Pada awal dibuka, satu porsi menu vegetarian di restoran ini, yang terdiri dari nasi putih dan empat macam sayuran seharga Rp 6.000. Masih ditambah air putih gratis. Namun, seiring kenaikan harga bahan baku, kebutuhan operasional, dan gaji karyawan, kini harga bersih untuk menu yang sama Rp 12.000. Restoran KTPB dan SDSC kini memiliki 83 karyawan, termasuk 20 koki.
”Harga ini relatif murah, tapi tidak murahan. Kualitas menu vegetarian tetap baik untuk kesehatan dan semua kalangan bisa menikmati, mulai dari yang kaya, miskin, semua agama, golongan, etnik, tua dan muda, dewasa hingga anak-anak, laki-laki, maupun perempuan,” ujar Iro.
Bagi Iro dan Biyanto, keputusan menjadi vegan dan membuka resto vegetarian adalah ketika mereka tiba pada satu titik, merasa jenuh, hampa, dan tiada berarti.
”Saya sempat merasakan hidup ini hampa. Tiap hari yang dilakukan cuma sibuk bekerja, cari uang. Tapi setelah dapat uang, kembali lagi ke rutinitas dan tidak ada sesuatu yang bermakna bagi kemaslahatan manusia,” kata Biyanto.
Kemudian, mereka bertemu orang yang mengajarkan cara mencintai bumi dan berguna bagi banyak orang.

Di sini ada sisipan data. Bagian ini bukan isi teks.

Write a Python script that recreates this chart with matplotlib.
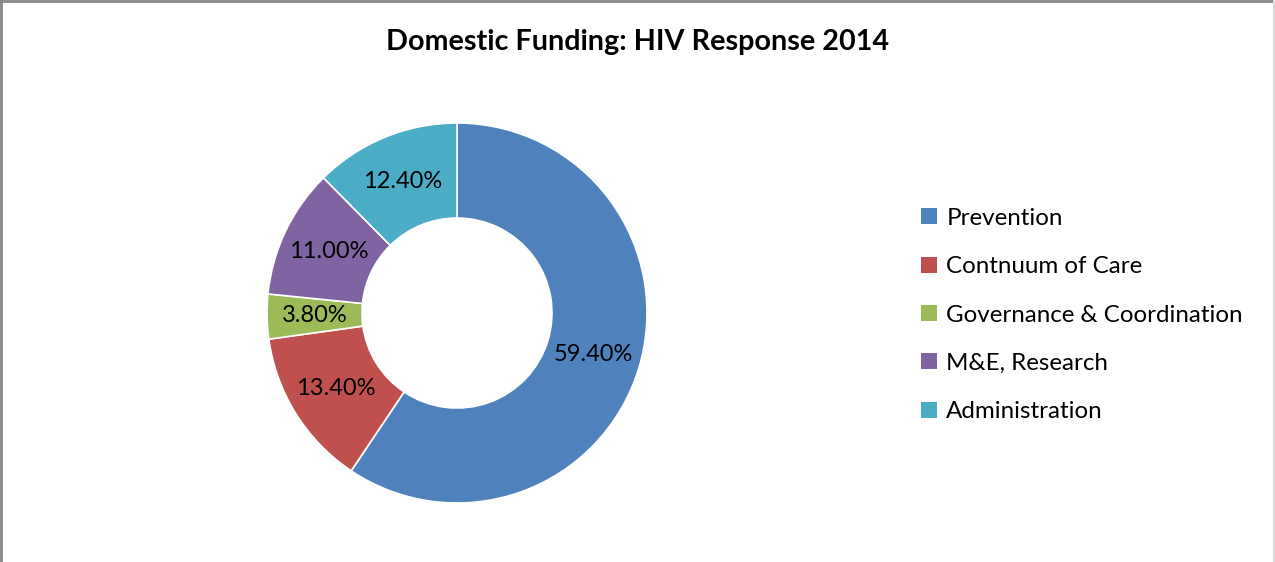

Mereka pun tertarik untuk terlibat dalam gerakan menyelamatkan bumi.
Keputusan itu diwujudkan setelah Biyanto dan Iro bertemu di Taman Nasional Gunung Halimun-Salak, Sukabumi, pada 2009. Mereka memutuskan membuka restoran yang menyajikan menu berbasis sayuran.
Menu masakan vegetarian yang tersaji di Resto ”Kehidupan Tidak Pernah Berakhir”, Kota Bandung, Jawa Barat, Kamis (6/6/2019). Sumber: Resto Kehidupan Tidak Pernah BerakhirPasar yang bagus
Menurut Biyanto, vegetarian mempunyai prospek pasar yang bagus ke depan, seperti daging vegan, yang bisa dibuat dari sari kedelai padat.
”Jika tren pasar vegetarian terus tumbuh, orang juga pada akhirnya akan beralih dari industri peternakan dan produk turunannya kepada vegetarian,” ujarya.
Sementara Manajer Resto Kehidupan Tidak Pernah Berakhir, Silvi Pely Joedha menuturkan, terkait aspek kesehatan, menu sayuran yang dijual tidak ada yang menggunakan santan. Sebagai pengganti santan, seperti untuk sayur lodeh dan soto, restoran itu menggunakan susu kedelai.
”Garam, gula, bawang, micin atau vetsin juga tidak dipakai. Sebagai ganti bumbu penyedap, kami menggunakan bumbu sari jamur,” ujar Joedha.
Tahun ini, restoran itu akan menjalin kemitraan dengan investor dan pelaku usaha mikro, kecil, dan menengah (UMKM). Sistem yang digunakan adalah bagi hasil.
”Dengan pola kemitraan ini, diharapkan restoran vegetarian semakin banyak, seperti halnya mini market yang tumbuh hingga berbagai pelosok daerah. Hal ini akan membuka peluang usaha dan pasar yang baru, serta membuka lapangan kerja yang dapat mendatangkan kesejahteraan bagi masyarakat,” kata Iro.